Der Ulrichsberg, Mons Carantanus, vor diesem Hintergrund als große Chance zu begreifen. Geläutert und beseelt von dem Gedanken gemeinsam die Heimat wieder aufzubauen trafen sich unmittelbar nach Kriegsende da unten am Zollfeld jene, die sich Jahre davor noch als politische Gegner unerbittlich gegenübergestanden waren. Das Ziel: unserem Land eine Zukunft zu geben, es aufzubauen und Österreich Frieden und Freiheit zu schenken wog stärker als das sture Beharren auf Meinungen, Postulaten und Ideologien - Heimat war das Programm nicht die Partei. Und genau deshalb, genau deshalb leben wir seit siebzig Jahren in Frieden und Freiheit und seit dem Fall des eisernen Vorhangs sind die Völker Osteuropas auf dem selben Weg. Befreit vom Joch des Kommunismus und mit der Europäischen Union wächst Europa wieder zusammen und alte Wunden beginnen zu heilen.

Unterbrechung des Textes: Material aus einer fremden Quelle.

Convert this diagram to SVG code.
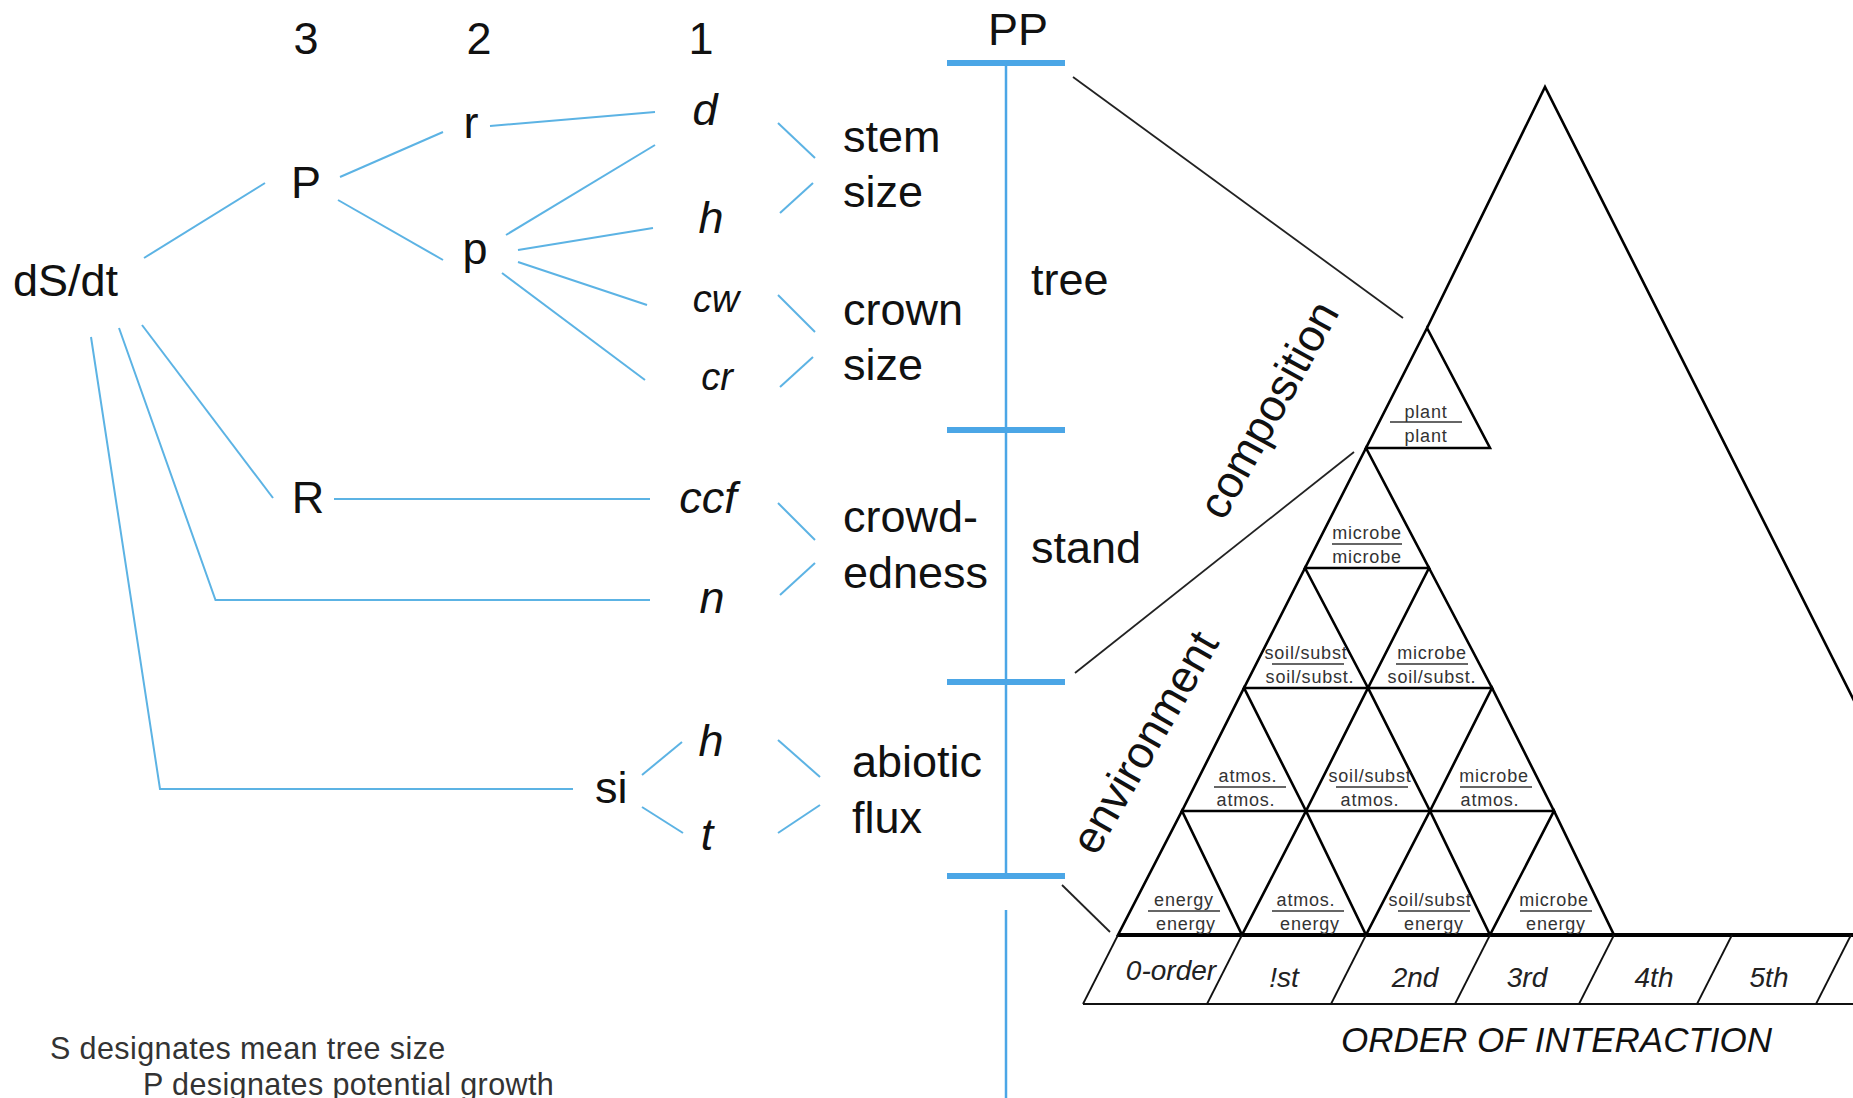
<svg xmlns="http://www.w3.org/2000/svg" width="1853" height="1098" viewBox="0 0 1853 1098">
<style>
.lbl{font-family:"Liberation Sans",Arial,sans-serif;font-size:45px;fill:#111}
.it{font-style:italic}
.sm{font-family:"Liberation Sans",Arial,sans-serif;font-size:18px;fill:#333;letter-spacing:0.8px;text-anchor:middle}
.ord{font-family:"Liberation Sans",Arial,sans-serif;font-size:28px;font-style:italic;fill:#222;text-anchor:middle}
.note{font-family:"Liberation Sans",Arial,sans-serif;font-size:30.5px;fill:#333;letter-spacing:0.4px}
.mid{text-anchor:middle}
.bl{stroke:#5cb3e4;stroke-width:2;fill:none}
.tick{stroke:#4ba6e6;stroke-width:6}
.axis{stroke:#4ba6e6;stroke-width:2.5}
.blk{stroke:#222;stroke-width:1.8;fill:none}
.tri{stroke:#000;stroke-width:2.6;fill:none;stroke-linejoin:miter}
.ul{stroke:#333;stroke-width:1.6}
.thin{stroke:#111;stroke-width:1.8;fill:none}
</style>

<g id="connectors">
  <line class="bl" x1="144" y1="258" x2="265" y2="183"/>
  <line class="bl" x1="340" y1="177" x2="443" y2="132"/>
  <line class="bl" x1="338" y1="200" x2="443" y2="260"/>
  <line class="bl" x1="490" y1="126" x2="655" y2="112"/>
  <line class="bl" x1="506" y1="235" x2="655" y2="145"/>
  <line class="bl" x1="518" y1="250" x2="653" y2="228"/>
  <line class="bl" x1="518" y1="262" x2="647" y2="305"/>
  <line class="bl" x1="502" y1="273" x2="645" y2="380"/>
  <line class="bl" x1="142" y1="325" x2="273" y2="498"/>
  <line class="bl" x1="334" y1="499" x2="650" y2="499"/>
  <polyline class="bl" points="119,328 215.5,600 650,600"/>
  <polyline class="bl" points="91,337 160,789 573,789"/>
  <line class="bl" x1="642" y1="775" x2="682" y2="742"/>
  <line class="bl" x1="642" y1="807" x2="683" y2="833"/>
  <line class="bl" x1="778" y1="123" x2="815" y2="158"/>
  <line class="bl" x1="780" y1="213" x2="813" y2="183"/>
  <line class="bl" x1="778" y1="295" x2="815" y2="332"/>
  <line class="bl" x1="780" y1="387" x2="813" y2="357"/>
  <line class="bl" x1="778" y1="503" x2="815" y2="540"/>
  <line class="bl" x1="780" y1="595" x2="815" y2="563"/>
  <line class="bl" x1="778" y1="740" x2="820" y2="777"/>
  <line class="bl" x1="778" y1="833" x2="820" y2="805"/>
  <line class="blk" x1="1073" y1="77" x2="1403" y2="318"/>
  <line class="blk" x1="1075" y1="673" x2="1354" y2="452"/>
  <line class="blk" x1="1062" y1="885" x2="1110" y2="932"/>
</g>

<g id="scale">
  <line class="axis" x1="1006" y1="63" x2="1006" y2="876"/>
  <line class="axis" x1="1006" y1="910" x2="1006" y2="1098"/>
  <line class="tick" x1="947" y1="63" x2="1065" y2="63"/>
  <line class="tick" x1="947" y1="430" x2="1065" y2="430"/>
  <line class="tick" x1="947" y1="682" x2="1065" y2="682"/>
  <line class="tick" x1="947" y1="876" x2="1065" y2="876"/>
  <text class="lbl mid" x="1018" y="45" font-size="44">PP</text>
  <text class="lbl" x="1031" y="295">tree</text>
  <text class="lbl" x="1031" y="563">stand</text>
</g>

<g id="levels">
  <text class="lbl mid" x="306" y="54">3</text>
  <text class="lbl mid" x="479" y="54">2</text>
  <text class="lbl mid" x="701" y="54">1</text>
</g>

<g id="node-dSdt"><text class="lbl" x="13" y="296">dS/dt</text></g>
<g id="node-P"><text class="lbl mid" x="306" y="198">P</text></g>
<g id="node-r"><text class="lbl mid" x="471" y="138">r</text></g>
<g id="node-p"><text class="lbl mid" x="475" y="264">p</text></g>
<g id="node-R"><text class="lbl mid" x="308" y="513">R</text></g>
<g id="node-si"><text class="lbl" x="595" y="803">si</text></g>
<g id="node-d"><text class="lbl it mid" x="705" y="125">d</text></g>
<g id="node-h1"><text class="lbl it mid" x="711" y="233">h</text></g>
<g id="node-cw"><text class="lbl it mid" x="716" y="312" style="font-size:38px">cw</text></g>
<g id="node-cr"><text class="lbl it mid" x="717" y="390" style="font-size:38px">cr</text></g>
<g id="node-ccf"><text class="lbl it mid" x="708" y="513">ccf</text></g>
<g id="node-n"><text class="lbl it mid" x="712" y="613">n</text></g>
<g id="node-h2"><text class="lbl it mid" x="711" y="756">h</text></g>
<g id="node-t"><text class="lbl it mid" x="707" y="850">t</text></g>
<g id="node-stem"><text class="lbl" x="843" y="152">stem</text><text class="lbl" x="843" y="207">size</text></g>
<g id="node-crown"><text class="lbl" x="843" y="325">crown</text><text class="lbl" x="843" y="380">size</text></g>
<g id="node-crowd"><text class="lbl" x="843" y="532">crowd-</text><text class="lbl" x="843" y="588">edness</text></g>
<g id="node-abiotic"><text class="lbl" x="852" y="777">abiotic</text><text class="lbl" x="852" y="833">flux</text></g>

<g id="triangle">
  <polyline class="tri" points="1427,328 1545,87 1972,935"/>
  <line x1="1118" y1="935" x2="1853" y2="935" stroke="#000" stroke-width="4"/>
  <polygon class="tri" points="1118,935 1242,935 1182,811"/>
  <polygon class="tri" points="1242,935 1366,935 1306,811"/>
  <polygon class="tri" points="1366,935 1490,935 1430,811"/>
  <polygon class="tri" points="1490,935 1614,935 1554,811"/>
  <polygon class="tri" points="1182,811 1306,811 1244,688"/>
  <polygon class="tri" points="1306,811 1430,811 1368,688"/>
  <polygon class="tri" points="1430,811 1554,811 1492,688"/>
  <polygon class="tri" points="1244,688 1368,688 1305,568"/>
  <polygon class="tri" points="1368,688 1492,688 1429,568"/>
  <polygon class="tri" points="1305,568 1429,568 1366,448"/>
  <polygon class="tri" points="1366,448 1490,448 1427,328"/>
</g>

<g id="cell-labels">
  <g><text class="sm" x="1184" y="906">energy</text><line class="ul" x1="1148" y1="911" x2="1220" y2="911"/><text class="sm" x="1186" y="930">energy</text></g>
  <g><text class="sm" x="1306" y="906">atmos.</text><line class="ul" x1="1272" y1="911" x2="1344" y2="911"/><text class="sm" x="1310" y="930">energy</text></g>
  <g><text class="sm" x="1430" y="906">soil/subst</text><line class="ul" x1="1398" y1="911" x2="1470" y2="911"/><text class="sm" x="1434" y="930">energy</text></g>
  <g><text class="sm" x="1554" y="906">microbe</text><line class="ul" x1="1520" y1="911" x2="1592" y2="911"/><text class="sm" x="1556" y="930">energy</text></g>

  <g><text class="sm" x="1248" y="782">atmos.</text><line class="ul" x1="1214" y1="787" x2="1286" y2="787"/><text class="sm" x="1246" y="806">atmos.</text></g>
  <g><text class="sm" x="1370" y="782">soil/subst</text><line class="ul" x1="1336" y1="787" x2="1408" y2="787"/><text class="sm" x="1370" y="806">atmos.</text></g>
  <g><text class="sm" x="1494" y="782">microbe</text><line class="ul" x1="1460" y1="787" x2="1532" y2="787"/><text class="sm" x="1490" y="806">atmos.</text></g>

  <g><text class="sm" x="1306" y="659">soil/subst</text><line class="ul" x1="1272" y1="664" x2="1344" y2="664"/><text class="sm" x="1310" y="683">soil/subst.</text></g>
  <g><text class="sm" x="1432" y="659">microbe</text><line class="ul" x1="1396" y1="664" x2="1468" y2="664"/><text class="sm" x="1432" y="683">soil/subst.</text></g>

  <g><text class="sm" x="1367" y="539">microbe</text><line class="ul" x1="1332" y1="544" x2="1402" y2="544"/><text class="sm" x="1367" y="563">microbe</text></g>

  <g><text class="sm" x="1426" y="418">plant</text><line class="ul" x1="1390" y1="422" x2="1462" y2="422"/><text class="sm" x="1426" y="442">plant</text></g>
</g>

<g id="axis-labels">
  <text class="lbl" transform="translate(1282,417) rotate(-61)" text-anchor="middle">composition</text>
  <text class="lbl" transform="translate(1158,750) rotate(-60)" text-anchor="middle">environment</text>
</g>

<g id="order-row">
  <line class="thin" x1="1083" y1="1004" x2="1853" y2="1004"/>
  <line class="thin" x1="1118" y1="935" x2="1083" y2="1004"/>
  <line class="thin" x1="1242" y1="935" x2="1207" y2="1004"/>
  <line class="thin" x1="1366" y1="935" x2="1331" y2="1004"/>
  <line class="thin" x1="1490" y1="935" x2="1455" y2="1004"/>
  <line class="thin" x1="1614" y1="935" x2="1579" y2="1004"/>
  <line class="thin" x1="1732" y1="935" x2="1697" y2="1004"/>
  <line class="thin" x1="1851" y1="935" x2="1816" y2="1004"/>
  <text class="ord" x="1171" y="980">0-order</text>
  <text class="ord" x="1284" y="987">!st</text>
  <text class="ord" x="1415" y="987">2nd</text>
  <text class="ord" x="1527" y="987">3rd</text>
  <text class="ord" x="1654" y="987">4th</text>
  <text class="ord" x="1769" y="987">5th</text>
  <text class="lbl it" x="1341" y="1052" style="font-size:35px">ORDER OF INTERACTION</text>
</g>

<g id="notes">
  <text class="note" x="50" y="1059">S designates mean tree size</text>
  <text class="note" x="143" y="1095">P designates potential growth</text>
</g>
</svg>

Doch dieser Friede, den wir jetzt gerade genießen ist nicht so sicher wie wir meinen; der Krieg in Georgien vor wenigen Wochen und die Interessen Russlands in den ehemaligen Sowjet-Republiken zeigen uns ganz genau wie gefährdet diese neugewonnene Freiheit ist und dass wir sie keineswegs als Selbstverständlichkeit betrachten dürfen. Dieses Projekt Europa hat für uns einen Stellenwert, der niemals für kurzfristige parteipolitische Ziele aufs Spiel gesetzt werden darf und niemals dürfen Freiheit und Überwindung von Grenzen und wirtschaftlicher Aufschwung geopfert werden und niemals dürfen persönliche Interessen einzelner Politiker oder auch die Vorstellung eines Boulevardblattes dieses Friedensprojekt gefährden. Bei aller politischer Konkurrenz muss die europäische Integration außer Streit gestellt werden.
Wenn wir hier und heute aus allen Ländern zusammen kommen und der Greuel des Krieges erinnern, dann müssen wir uns auch erinnern wie alles begann: Wie der Parlamentarismus ausgehebelt wurde, weil die Parteien nicht mehr zueinander fanden, wie dadurch Demokratie in Verruf gerät und die Menschen den Glauben an die Demokratie verloren und am Ende standen einfach Lösungen für schwierige Probleme und einer, der das Blaue vom Himmel versprochen und die Hölle auf Erden gebracht hat. Der Rest ist unsere Geschichte.
Der Ulrichsberg als Mahnmal für die Folgen von blindem Hass, Egoismus und parteipolitischer Sturheit ist keineswegs üäberholt, ganz im Geiste der Kriegsheimkehrer sollte der Appell zur Versöhnung, Vergebung und die Einsicht in unsere eigenen Schwächen lauter sein als je zuvor. Mehr denn je sollten wir uns darauf besinnen, dass eine gemeinsame Zukunft nicht gegeneinander möglich ist, auch nicht nebeneinander, sondern nur miteinander. Danke vielmals.